Rows from a dataset of charts and code
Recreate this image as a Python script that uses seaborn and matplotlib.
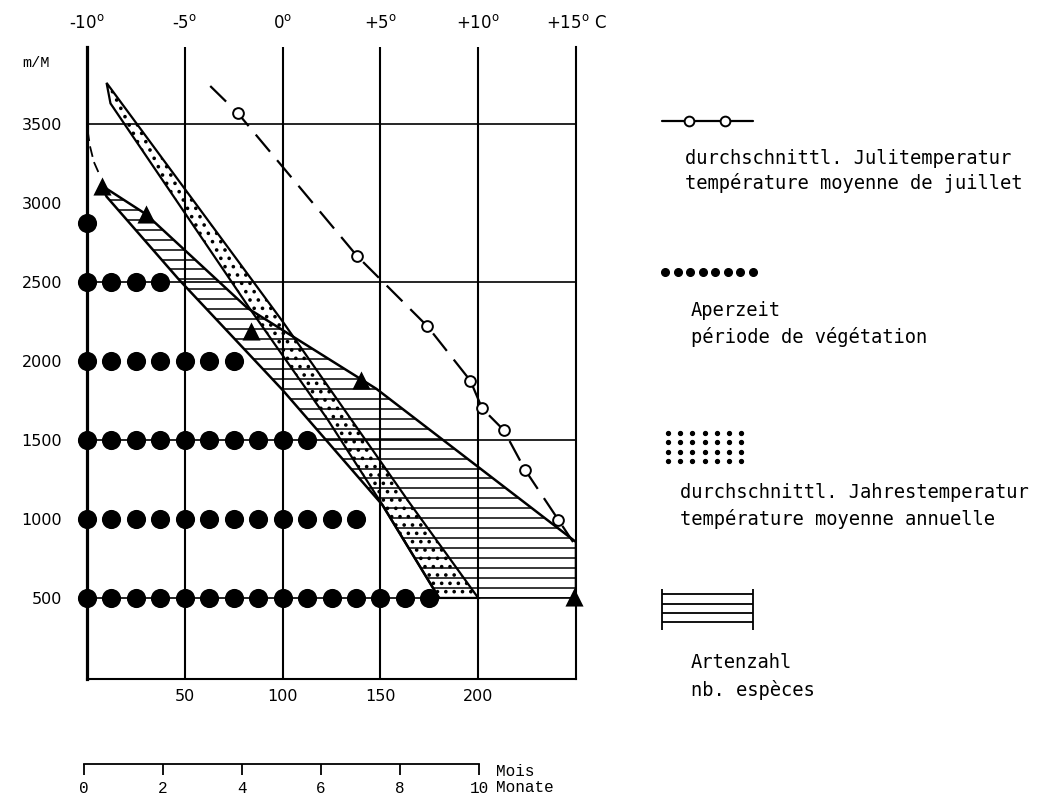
import numpy as np
import pandas as pd
import seaborn as sns
import matplotlib.pyplot as plt
from matplotlib.patches import Polygon

# Aperzeit: altitude rows (m) and number of dots in each row
aper_alt = [500, 1000, 1500, 2000, 2500, 2870]
aper_dots = [15, 12, 10, 7, 4, 1]
aper_step = 12.5  # distance between two dots, in units of the lower axis

# durchschnittl. Julitemperatur (deg C) against altitude (m)
juli_temp = [-2.3, 3.8, 7.4, 9.6, 10.2, 11.3, 12.4, 14.1]
juli_alt = [3570, 2665, 2220, 1875, 1700, 1563, 1310, 994]
juli_line_temp = [-3.7] + juli_temp + [14.85]
juli_line_alt = [3740] + juli_alt + [854]

# durchschnittl. Jahrestemperatur: warm and cold edge of the band
jahr_warm_temp = [-9.0, 0.0, 6.5, 10.0]
jahr_warm_alt = [3760, 2250, 1100, 500]
jahr_cold_temp = [-8.8, -1.7, 2.3, 5.1, 8.0]
jahr_cold_alt = [3630, 2335, 1630, 1090, 500]

# Artenzahl: edges of the band and the observed values (triangles)
arten_upper_n = [7.5, 30, 82, 148, 250, 250]
arten_upper_alt = [3110, 2930, 2335, 1823, 854, 500]
arten_lower_n = [7.5, 10, 47, 100, 151, 180]
arten_lower_alt = [3110, 3040, 2515, 1816, 1089, 500]
arten_top_n = [0.3, 1.5, 3.5, 6.0]
arten_top_alt = [3460, 3360, 3260, 3190]
arten_obs_n = [7.6, 30, 84, 140, 249]
arten_obs_alt = [3108, 2930, 2190, 1880, 505]

alt_ticks = [500, 1000, 1500, 2000, 2500, 3000, 3500]
n_ticks = [50, 100, 150, 200]
temp_ticks = [-10, -5, 0, 5, 10, 15]
temp_labels = ['-10$^{\\mathrm{o}}$', '-5$^{\\mathrm{o}}$', '0$^{\\mathrm{o}}$',
               '+5$^{\\mathrm{o}}$', '+10$^{\\mathrm{o}}$', '+15$^{\\mathrm{o}}$ C']
month_ticks = [0, 2, 4, 6, 8, 10]


def t2n(t):
    # top scale: -10 deg sits on 0, 5 deg per 50 units
    return (np.asarray(t, dtype=float) + 10) * 10


sns.set_style("white")
plt.rcParams['font.family'] = ['DejaVu Sans']
plt.rcParams['text.color'] = 'black'
plt.rcParams['xtick.color'] = 'black'
plt.rcParams['ytick.color'] = 'black'
plt.rcParams['axes.labelcolor'] = 'black'
plt.rcParams['hatch.linewidth'] = 1.4
plt.rcParams['hatch.color'] = 'black'

W, H = 1047, 802
fig = plt.figure(figsize=(W / 100, H / 100), dpi=100)
ax = fig.add_axes([87 / W, 1 - 679 / H, (576 - 87) / W, (679 - 47) / H])
ax.set_xlim(0, 250)
ax.set_ylim(-13, 3987)

# frame and grid
ax.spines['top'].set_visible(False)
ax.spines['left'].set_linewidth(2.3)
ax.spines['right'].set_linewidth(1.5)
ax.spines['bottom'].set_linewidth(1.5)
for s in ['left', 'right', 'bottom']:
    ax.spines[s].set_color('black')
for x in n_ticks:
    ax.axvline(x, color='black', lw=1.5, zorder=1)
for y in [500, 1500, 2500, 3500]:
    ax.axhline(y, color='black', lw=1.2, zorder=1)

# Artenzahl band, horizontal hatching
band = list(zip(arten_upper_n, arten_upper_alt)) + list(zip(arten_lower_n, arten_lower_alt))[::-1]
poly = Polygon(band, closed=True, facecolor='none', edgecolor='none')
ax.add_patch(poly)
hl = ax.hlines(np.arange(500, 3200, 63), 0, 250, color='black', lw=1.1, zorder=2)
hl.set_clip_path(poly)
ax.plot(arten_upper_n, arten_upper_alt, color='black', lw=1.8, zorder=3)
ax.plot(arten_lower_n, arten_lower_alt, color='black', lw=1.8, zorder=3)
ax.plot(arten_top_n, arten_top_alt, color='black', lw=1.3, dashes=(6, 3), zorder=3)

# Jahrestemperatur band, dotted
jband = list(zip(t2n(jahr_warm_temp), jahr_warm_alt)) + list(zip(t2n(jahr_cold_temp), jahr_cold_alt))[::-1]
ax.add_patch(Polygon(jband, closed=True, facecolor='none', edgecolor='black',
                     lw=1.6, hatch='..', zorder=3))

# Julitemperatur
ax.plot(t2n(juli_line_temp), juli_line_alt, color='black', lw=1.6, dashes=(10, 5), zorder=4)
sns.scatterplot(x=t2n(juli_temp), y=juli_alt, ax=ax, marker='o', s=60, color='white',
                edgecolor='black', linewidth=1.4, zorder=5)

# Aperzeit dots
rows = []
for a, k in zip(aper_alt, aper_dots):
    for i in range(k):
        rows.append((i * aper_step, a))
aper = pd.DataFrame(rows, columns=['n', 'alt'])
sns.scatterplot(data=aper, x='n', y='alt', ax=ax, s=190, color='black', linewidth=0,
                zorder=5, clip_on=False)

# observed species numbers
sns.scatterplot(x=arten_obs_n, y=arten_obs_alt, ax=ax, marker='^', s=170, color='black',
                linewidth=0, zorder=6, clip_on=False)

# ticks
ax.set_xticks(n_ticks)
ax.set_yticks(alt_ticks)
ax.tick_params(axis='x', length=0, pad=7, labelsize=11.5)
ax.tick_params(axis='y', length=0, pad=18, labelsize=11.5)
ax.set_xlabel('')
ax.set_ylabel('')

top = ax.secondary_xaxis('top', functions=(lambda n: n / 10 - 10, lambda t: (t + 10) * 10))
top.set_xticks(temp_ticks)
top.set_xticklabels(temp_labels)
top.tick_params(length=0, pad=11, labelsize=12)
top.spines['top'].set_visible(False)

fig.text(22 / W, 1 - 63 / H, 'm/M', family='Liberation Mono', fontsize=11, va='center')

# months scale below
axm = fig.add_axes([84 / W, 1 - 764 / H, 494 / W, 0.0001])
axm.set_xlim(0, 12.5)
axm.set_yticks([])
for s in ['top', 'left', 'right']:
    axm.spines[s].set_visible(False)
axm.spines['bottom'].set_bounds(0, 10)
axm.spines['bottom'].set_linewidth(1.3)
axm.spines['bottom'].set_color('black')
axm.set_xticks(month_ticks)
axm.tick_params(axis='x', bottom=True, direction='out', length=8, width=1.3, pad=4,
                labelsize=11.5, color='black')
for lab in axm.get_xticklabels():
    lab.set_family('Liberation Mono')
axm.patch.set_alpha(0)
fig.text(496 / W, 1 - 771 / H, 'Mois', family='Liberation Mono', fontsize=11.5, va='center')
fig.text(496 / W, 1 - 788 / H, 'Monate', family='Liberation Mono', fontsize=11.5, va='center')

# legend on the right
lax = fig.add_axes([0, 0, 1, 1])
lax.set_xlim(0, W)
lax.set_ylim(H, 0)
lax.axis('off')
lax.patch.set_alpha(0)
mono = dict(family='DejaVu Sans Mono', fontsize=13.5, va='center', ha='left')

lax.plot([662, 753], [121, 121], color='black', lw=1.6)
lax.plot([689, 725], [121, 121], 'o', ms=7, mfc='white', mec='black', mew=1.4)
lax.text(685, 158, 'durchschnittl. Julitemperatur', **mono)
lax.text(685, 183, 'température moyenne de juillet', **mono)

lax.plot(np.linspace(665, 753, 8), [272] * 8, 'o', ms=5.5, color='black')
lax.text(691, 310, 'Aperzeit', **mono)
lax.text(691, 337, 'période de végétation', **mono)

gx, gy = np.meshgrid(np.linspace(668, 741, 7), np.linspace(433, 461, 4))
lax.plot(gx.ravel(), gy.ravel(), 'o', ms=2.8, color='black')
lax.text(680, 492, 'durchschnittl. Jahrestemperatur', **mono)
lax.text(680, 519, 'température moyenne annuelle', **mono)

lax.vlines([662, 753], 589, 630, color='black', lw=1.3)
lax.hlines([594, 604, 613, 622], 662, 753, color='black', lw=1.3)
lax.text(691, 663, 'Artenzahl', **mono)
lax.text(691, 690, 'nb. espèces', **mono)

fig.savefig('out.png', dpi=100)
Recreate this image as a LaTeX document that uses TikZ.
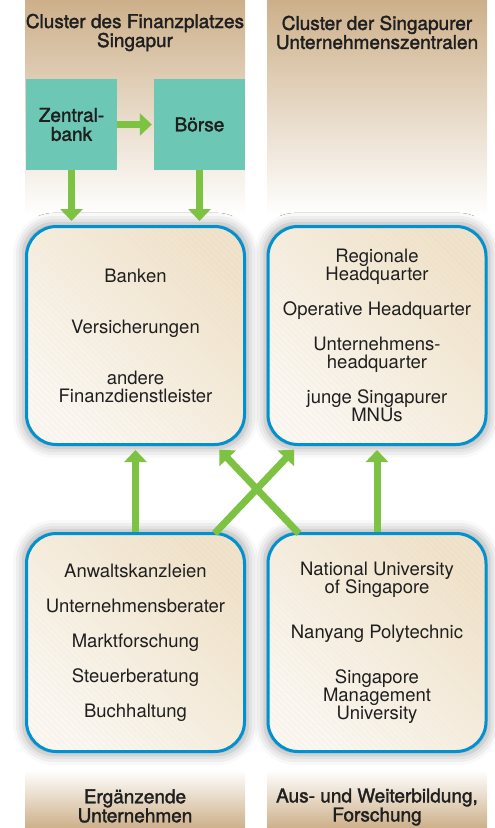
\documentclass[tikz,border=0pt]{standalone}
\usepackage{fontspec}
\setmainfont{TeX Gyre Heros}
\newfontfamily\headfont{TeX Gyre Heros}[FakeBold=1.8]
\usepackage{tikz}
\usetikzlibrary{positioning}
\usetikzlibrary{arrows.meta}
\usetikzlibrary{calc}
\usetikzlibrary{shadows.blur}
\usetikzlibrary{patterns.meta}

\definecolor{headtan}{RGB}{205,176,138}
\definecolor{bankteal}{RGB}{108,199,180}
\definecolor{arrowgreen}{RGB}{125,194,66}
\definecolor{frameblue}{RGB}{0,146,208}
\definecolor{boxdark}{RGB}{240,225,198}
\definecolor{boxlight}{RGB}{251,247,240}

\tikzset{
  headfill/.style={top color=headtan, bottom color=white},
  footfill/.style={top color=white, bottom color=headtan},
  headtext/.style={font=\headfont\fontsize{19}{19}\selectfont, align=center, text=black!88},
  tealbox/.style={headtext, fill=bankteal, minimum width=91pt, minimum height=91pt, inner sep=0pt},
  clusterbox/.style={line width=3pt, rounded corners=30pt,
    minimum width=218pt, minimum height=218pt, inner sep=0pt,
    top color=boxdark, bottom color=boxlight, shading angle=-45,
    blur shadow={shadow xshift=0pt, shadow yshift=0pt, shadow blur radius=10pt,
      shadow scale=1.03, shadow opacity=35},
    postaction={pattern={Lines[angle=-45,distance=4pt,line width=0.4pt]}, pattern color=black!8},
    postaction={draw=frameblue, line width=3pt},
    font=\fontsize{18.5}{18}\selectfont, align=center, text=black!88},
  garrow/.style={arrowgreen, line width=7pt, -{Triangle[width=22pt,length=12pt]}},
}

\begin{document}
\begin{tikzpicture}[x=1pt, y=-1pt]

\useasboundingbox (0,0) rectangle (495,828);

\shade[headfill] (25,0) rectangle (245,215);
\shade[headfill] (267,0) rectangle (487,215);
\shade[footfill] (25,770) rectangle (245,828);
\shade[footfill] (267,770) rectangle (487,828);

\node[headtext] (finhead) at (135,32.5) {Cluster des Finanzplatzes\\Singapur};
\node[headtext] (hqhead) at (377,32.5) {Cluster der Singapurer\\Unternehmenszentralen};
\node[headtext] (erghead) at (135,806) {Ergänzende\\Unternehmen};
\node[headtext] (bildhead) at (377,807) {Aus- und Weiterbildung,\\Forschung};

\node[tealbox] (zb) at (71.5,124.5) {Zentral-\\bank};
\node[tealbox] (boerse) at (199.5,124.5) {Börse};

\node[clusterbox] (finanz) at (135.5,335.5)
  {Banken\\[33pt]Versicherungen\\[33pt]andere\\Finanzdienstleister};
\node[clusterbox] (hq) at (377,335.5)
  {Regionale\\Headquarter\\[17pt]Operative Headquarter\\[17pt]Unternehmens-\\headquarter\\[17pt]junge Singapurer\\MNUs};
\node[clusterbox] (erg) at (135.5,642.5)
  {Anwaltskanzleien\\[17pt]Unternehmensberater\\[17pt]Marktforschung\\[17pt]Steuerberatung\\[17pt]Buchhaltung};
\node[clusterbox] (bildung) at (377,642.5)
  {National University\\of Singapore\\[27pt]Nanyang Polytechnic\\[27pt]Singapore\\Management\\University};

\draw[garrow, shorten >=2pt] (zb.east) -- (boerse.west);
\draw[garrow, shorten >=4pt] (zb.south) -- (zb.south |- finanz.north);
\draw[garrow, shorten >=4pt] (boerse.south) -- (boerse.south |- finanz.north);

\draw[garrow, shorten >=4pt] (erg.north) -- (finanz.south);
\draw[garrow, shorten >=4pt] (bildung.north) -- (hq.south);
\draw[garrow, shorten <=-2pt, shorten >=5pt] ([xshift=-30pt]erg.north east) -- ([xshift=31pt]hq.south west);
\draw[garrow, shorten <=-2pt, shorten >=5pt] ([xshift=31pt]bildung.north west) -- ([xshift=-30pt]finanz.south east);

\end{tikzpicture}
\end{document}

Problem to solve
Leave out the pictures and repeat the lines from the start of the material through the line with "aper_step = 12.5", inclusive.

Exercise response
Recreate this image as a Python script that uses seaborn and matplotlib.
import numpy as np
import pandas as pd
import seaborn as sns
import matplotlib.pyplot as plt
from matplotlib.patches import Polygon

# Aperzeit: altitude rows (m) and number of dots in each row
aper_alt = [500, 1000, 1500, 2000, 2500, 2870]
aper_dots = [15, 12, 10, 7, 4, 1]
aper_step = 12.5  # distance between two dots, in units of the lower axis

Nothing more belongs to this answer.